Copy all the entries word for word, but omit the pictures.
______________________________
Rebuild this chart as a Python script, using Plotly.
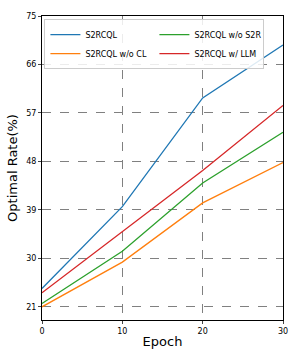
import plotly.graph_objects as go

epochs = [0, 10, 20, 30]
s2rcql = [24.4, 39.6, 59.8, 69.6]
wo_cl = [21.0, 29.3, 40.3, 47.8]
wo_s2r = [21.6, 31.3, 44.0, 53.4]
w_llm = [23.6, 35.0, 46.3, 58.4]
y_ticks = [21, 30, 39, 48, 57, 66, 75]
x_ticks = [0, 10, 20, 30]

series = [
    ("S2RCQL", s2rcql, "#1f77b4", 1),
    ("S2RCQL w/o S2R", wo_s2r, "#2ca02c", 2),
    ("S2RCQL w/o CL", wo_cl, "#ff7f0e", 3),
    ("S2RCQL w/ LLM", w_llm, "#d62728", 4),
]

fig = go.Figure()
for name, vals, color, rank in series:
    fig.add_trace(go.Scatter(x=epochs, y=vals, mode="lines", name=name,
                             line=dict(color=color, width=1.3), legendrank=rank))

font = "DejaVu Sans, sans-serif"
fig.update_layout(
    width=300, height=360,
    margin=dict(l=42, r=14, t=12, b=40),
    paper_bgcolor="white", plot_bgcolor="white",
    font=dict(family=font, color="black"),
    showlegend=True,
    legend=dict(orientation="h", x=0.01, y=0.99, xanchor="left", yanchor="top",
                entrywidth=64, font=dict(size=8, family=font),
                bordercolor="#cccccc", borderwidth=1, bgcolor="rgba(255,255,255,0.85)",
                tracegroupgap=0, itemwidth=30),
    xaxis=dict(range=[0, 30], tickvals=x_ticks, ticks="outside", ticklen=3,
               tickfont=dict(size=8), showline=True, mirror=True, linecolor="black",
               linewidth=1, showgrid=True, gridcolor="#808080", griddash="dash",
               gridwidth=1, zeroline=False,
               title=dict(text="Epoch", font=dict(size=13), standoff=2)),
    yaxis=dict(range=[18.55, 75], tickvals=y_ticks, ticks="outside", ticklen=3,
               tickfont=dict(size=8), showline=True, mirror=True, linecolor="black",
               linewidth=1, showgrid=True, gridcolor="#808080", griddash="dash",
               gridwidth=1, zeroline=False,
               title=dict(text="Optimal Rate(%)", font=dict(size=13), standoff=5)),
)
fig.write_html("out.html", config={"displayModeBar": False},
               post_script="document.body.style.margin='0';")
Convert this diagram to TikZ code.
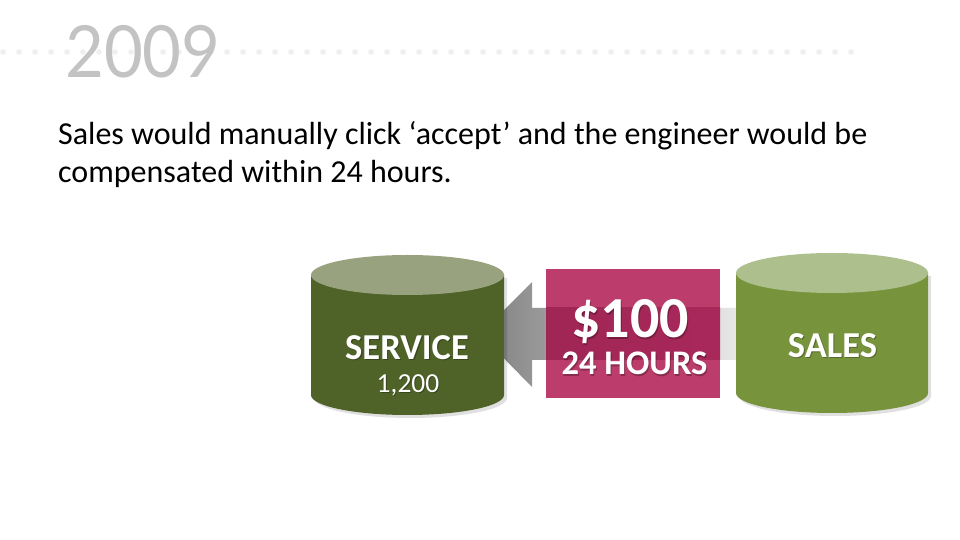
______________________________
* _Full answer_
Rebuild this chart as a Python script, using Plotly.
import plotly.graph_objects as go

epochs = [0, 10, 20, 30]
s2rcql = [24.4, 39.6, 59.8, 69.6]
wo_cl = [21.0, 29.3, 40.3, 47.8]
wo_s2r = [21.6, 31.3, 44.0, 53.4]
w_llm = [23.6, 35.0, 46.3, 58.4]
y_ticks = [21, 30, 39, 48, 57, 66, 75]
x_ticks = [0, 10, 20, 30]

series = [
    ("S2RCQL", s2rcql, "#1f77b4", 1),
    ("S2RCQL w/o S2R", wo_s2r, "#2ca02c", 2),
    ("S2RCQL w/o CL", wo_cl, "#ff7f0e", 3),
    ("S2RCQL w/ LLM", w_llm, "#d62728", 4),
]

fig = go.Figure()
for name, vals, color, rank in series:
    fig.add_trace(go.Scatter(x=epochs, y=vals, mode="lines", name=name,
                             line=dict(color=color, width=1.3), legendrank=rank))

font = "DejaVu Sans, sans-serif"
fig.update_layout(
    width=300, height=360,
    margin=dict(l=42, r=14, t=12, b=40),
    paper_bgcolor="white", plot_bgcolor="white",
    font=dict(family=font, color="black"),
    showlegend=True,
    legend=dict(orientation="h", x=0.01, y=0.99, xanchor="left", yanchor="top",
                entrywidth=64, font=dict(size=8, family=font),
                bordercolor="#cccccc", borderwidth=1, bgcolor="rgba(255,255,255,0.85)",
                tracegroupgap=0, itemwidth=30),
    xaxis=dict(range=[0, 30], tickvals=x_ticks, ticks="outside", ticklen=3,
               tickfont=dict(size=8), showline=True, mirror=True, linecolor="black",
               linewidth=1, showgrid=True, gridcolor="#808080", griddash="dash",
               gridwidth=1, zeroline=False,
               title=dict(text="Epoch", font=dict(size=13), standoff=2)),
    yaxis=dict(range=[18.55, 75], tickvals=y_ticks, ticks="outside", ticklen=3,
               tickfont=dict(size=8), showline=True, mirror=True, linecolor="black",
               linewidth=1, showgrid=True, gridcolor="#808080", griddash="dash",
               gridwidth=1, zeroline=False,
               title=dict(text="Optimal Rate(%)", font=dict(size=13), standoff=5)),
)
fig.write_html("out.html", config={"displayModeBar": False},
               post_script="document.body.style.margin='0';")
Convert this diagram to TikZ code.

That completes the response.